By Emmy Trivette, Editor-in-Chief
Not the song by The Clash. I’m talking about hurricane evacuations. On Monday, a mandatory evacuation was announced by Dare County after predictions of Hurricane Dorian’s path set the cone of uncertainty on the Outer Banks.
And while disappointed tourists crowded your workplace Labor Day, complaining because they didn’t get trip insurance or didn’t want to make the four-hour drive back to Virginia, you were probably thinking about what it meant to stay.


Almost every student at First Flight has stayed through a hurricane. You park your car in the closest neighborhood on a hill, make sure to get your gas before the 7-11 is flooded by tourists on their way out of town, try and conserve your data so you can still Snapchat weather reports to your friends.
It’s easy to think about staying through a hurricane here, when the Outer Banks has been lucky enough to not have even seen a Category 3 hurricane since Fran in ‘96. But if you’ve had the news playing on your phone or TV, you saw the Bahamas.
It clearly wasn’t just a Category 3 that demolished the islands. It was a Category 5 that lingered for nearly two days.
After swimming through stats homework on my first day off for the evacuation, I unplugged for a brief second as my mom called me over to the TV. All I wanted was a snack, but she wanted me to watch the latest from the Bahamas.
At first it didn’t look like anything I hadn’t seen hurricane chasers report before. As sad as it was – bashed-in houses, beaten-down palm trees, scattered cars – it’s not unusual to see anymore.
But then the camera feed shifted to another location.
On screen was an elderly man being interviewed by a reporter moments after his neighborhood was destroyed, after his house was completely flooded – after his wife just drowned. He couldn’t think or process what had just happened to him. All he could do was talk.
You watch the news to stay updated on the hurricane. You want to know how it might affect your home and other places. It doesn’t scare you watching weather reports because it doesn’t relate to you. Even though we’re on the Outer Banks, we’re in a location that stays relatively safe anyway, so what’s to worry about?
Then you watch a human interest story like that and you rethink things a little. Less than a thousand miles away from the place we call home, this man saw his wife drown in a storm of a caliber that could spin circles around what we’re probably going to get. And while you know that our taste of Dorian will be nothing compared to the apocalyptic-like situation of the Bahamas, you start feeling nervous.
Here, locals have a thick skin when it comes to hurricanes, but it’s still unsettling to watch news scenes such as this.
The man, who I later learned was a fisherman named Howard Armstrong, was part of a news story that needs to be covered, however unnerving his story is.
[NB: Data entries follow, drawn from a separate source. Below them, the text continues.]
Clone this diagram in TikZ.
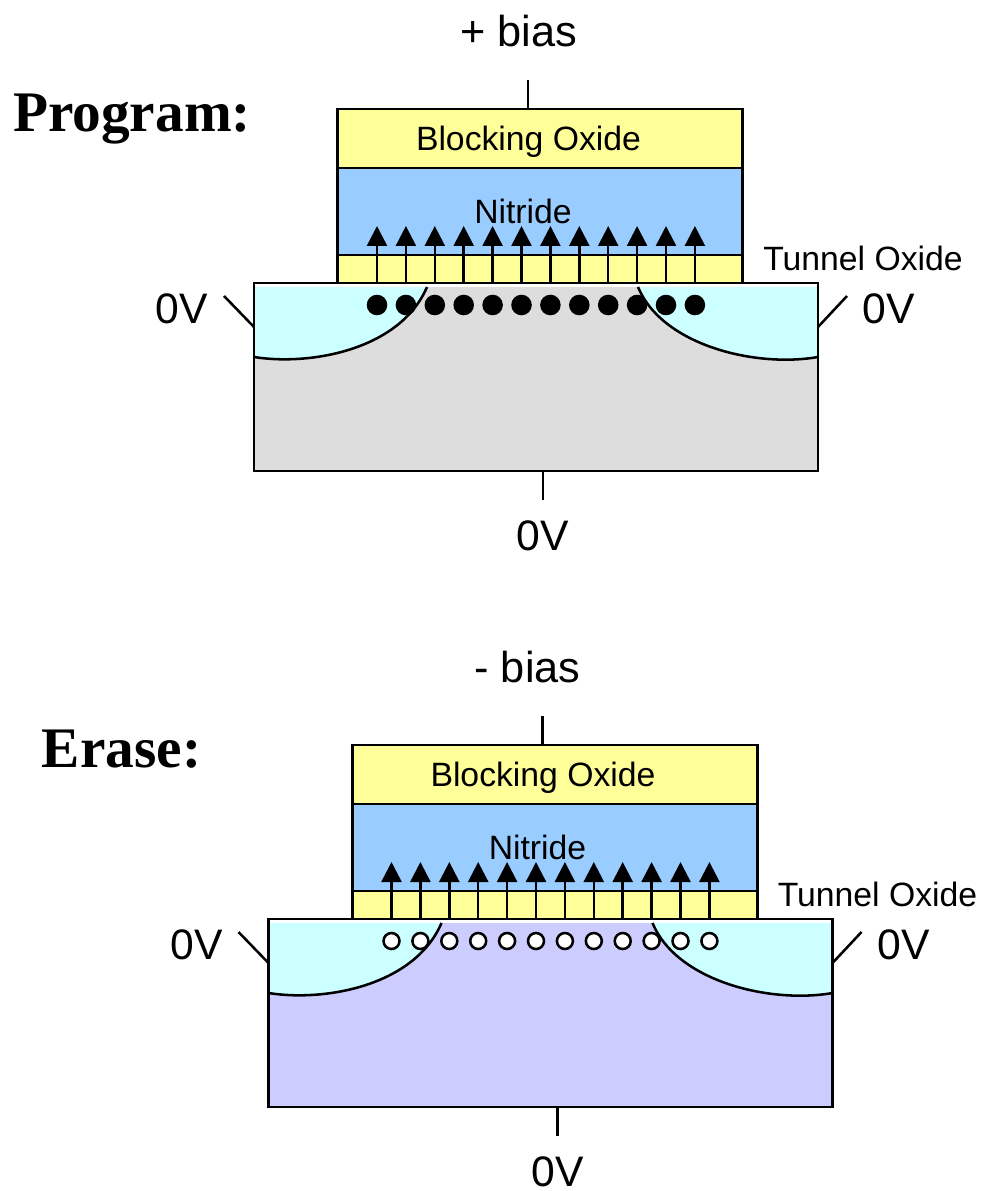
\documentclass[tikz,border=0pt]{standalone}
\usepackage{fontspec}
\usepackage{xcolor}
\usepackage{tikz}
\setmainfont{Liberation Sans}
\newfontfamily\titlefont{Liberation Serif}
\usetikzlibrary{positioning, calc, arrows.meta}
\definecolor{oxidecolor}{HTML}{FFFF99}
\definecolor{nitridecolor}{HTML}{99CCFF}
\definecolor{wellcolor}{HTML}{CCFFFF}
\definecolor{graysub}{HTML}{DDDDDD}
\definecolor{bluesub}{HTML}{CCCCFF}

\begin{document}
\begin{tikzpicture}[>={Triangle[length=15pt,width=15pt]}, x=0.75pt, y=-0.75pt, line width=1.9pt,
				layer/.style={draw, outer sep=0pt, inner sep=0pt, minimum width=303.75pt},
				charge/.style={circle, outer sep=0pt, inner sep=0pt},
				bigtext/.style={inner sep=0pt, font=\fontsize{32.5}{32.5}\selectfont},
				volttext/.style={inner sep=0pt, font=\fontsize{32}{32}\selectfont},
				smalltext/.style={inner sep=0pt, font=\fontsize{25.3}{25.3}\selectfont},
				titletext/.style={inner sep=0pt, anchor=base, font=\titlefont\bfseries\fontsize{43}{43}\selectfont}]
				\useasboundingbox (0,0) rectangle (981,1191);
				
				\foreach \cell/\dx/\dy/\subfill/\chargefill/\chargesize/\biastext/\biasx/\titlex/\titletxt in
				{prog/0/0/graysub/black/13.5pt/+ bias/518.5/132/Program:,
				 erase/14.5/636/bluesub/white/12pt/- bias/513/107/Erase:}{
				\begin{scope}[shift={(\dx,\dy)}, name prefix=\cell-]
				
				%Substrate and wells:
				\node[draw, fill=white, outer sep=0pt, inner sep=0pt, minimum width=423pt, minimum height=141pt] (sub) at (536,377) {};
				\fill[\subfill] (254,287) rectangle (818,471);
				\fill[wellcolor] (254,287) -- (427,287) .. controls (400,350) and (310,366) .. (254,357) -- cycle;
				\draw (427,287) .. controls (400,350) and (310,366) .. (254,357);
				\fill[wellcolor] (818,287) -- (638,287) .. controls (662,345) and (755,368) .. (818,357) -- cycle;
				\draw (638,287) .. controls (662,345) and (755,368) .. (818,357);
				\draw (sub.north west) rectangle (sub.south east);
				
				%Gate stack:
				\node[layer, fill=oxidecolor, minimum height=44.25pt] (block) at (540.25,138.5) {};
				\node[layer, fill=nitridecolor, minimum height=65.25pt] (nitride) at (540.25,211.5) {};
				\node[layer, fill=oxidecolor, minimum height=21pt] (tunnel) at (540.25,269) {};
				\node[smalltext] (blocklabel) at (528.5,142) {Blocking Oxide};
				\node[smalltext] (nitridelabel) at (523,211.5) {Nitride};
				
				%Charges and arrows:
				\foreach \i in {0,...,11}{
					\coordinate (tip\i) at ({377+28.9*\i},226);
					\coordinate (base\i) at ({377+28.9*\i},283);
					\node[charge, draw=black, fill=\chargefill, minimum size=\chargesize] (charge\i) at ({377+28.9*\i},305) {};
					\draw[->] (base\i) -- (tip\i);
				}
				
				%Terminals:
				\coordinate (gateend) at (528,80);
				\coordinate (leftend) at (224,296);
				\coordinate (leftpin) at (254,327);
				\coordinate (rightend) at (847,296);
				\coordinate (rightpin) at (818,327);
				\coordinate (bulkend) at (543,500);
				\draw (block.north -| gateend) -- (gateend);
				\draw (leftpin) -- (leftend);
				\draw (rightpin) -- (rightend);
				\draw (sub.south -| bulkend) -- (bulkend);
				
				\node[bigtext] (bias) at (\biasx,31) {\biastext};
				\node[volttext] (leftv) at (182,309) {0V};
				\node[volttext] (rightv) at (889,309) {0V};
				\node[volttext] (bulkv) at (543,535.5) {0V};
				\node[smalltext] (tunnellabel) at (863,258) {Tunnel Oxide};
				\node[titletext] (title) at (\titlex,131.5) {\titletxt};
				\end{scope}
				}
			\end{tikzpicture}
\end{document}
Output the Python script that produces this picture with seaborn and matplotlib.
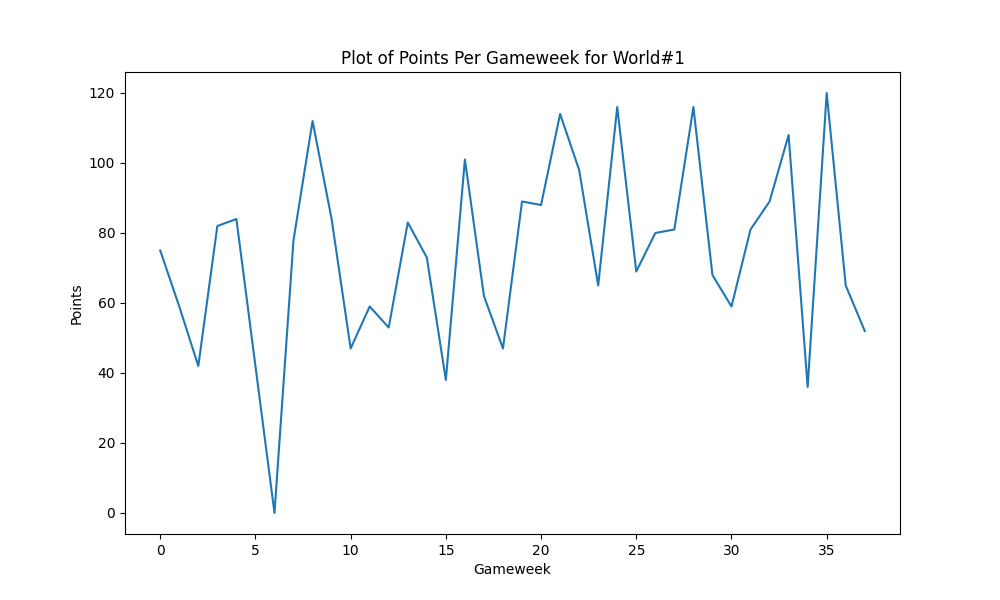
import matplotlib
matplotlib.use("Agg")
import matplotlib.pyplot as plt
import seaborn as sns
import pandas as pd

# points per gameweek
gameweeks = list(range(38))
points = [75, 59, 42, 82, 84, 42, 0, 78, 112, 84,
          47, 59, 53, 83, 73, 38, 101, 62, 47, 89,
          88, 114, 98, 65, 116, 69, 80, 81, 116, 68,
          59, 81, 89, 108, 36, 120, 65, 52]

df = pd.DataFrame({"Gameweek": gameweeks, "Points": points})

plt.figure(figsize=(10, 6))
sns.lineplot(data=df, x="Gameweek", y="Points")
plt.title("Plot of Points Per Gameweek for World#1")
plt.xlabel("Gameweek")
plt.ylabel("Points")
plt.savefig("out.png", dpi=100)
And despite my admiration for the journalists who traveled to the Bahamas to record what they saw, despite Howard’s story – I didn’t want to watch the news anymore.
At this point in the Dorian watch game, the storm has strengthened to a Category 3 and is taking out the coast of South Carolina, leaving 73,000 homes without power in its wake.
So while I sit here typing, occasionally looking outside to see if Dorian has started its approach up the North Carolina coast, I’m wondering if instead of writing I should be in my car, driving away.
Senior Emmy Trivette can be reached at trivetteem0626@daretolearn.org.






















meg chrisler • Sep 7, 2019 at 7:16 am
This was a well-crafted article, Emmy! I am so sorry and sad that these are the times we are living in and that your generation and ones following will have to deal with the ever-increasing nightmare of climate change.
Donna Roark • Sep 6, 2019 at 5:09 am
Bravo for your honest appraisal of this life threatening situation, Emmy.
Miss Donna, KDH Children’s Librarian
Chloe Futrell • Sep 5, 2019 at 4:35 pm
So powerful Emmy, such a captivating read. I loved it.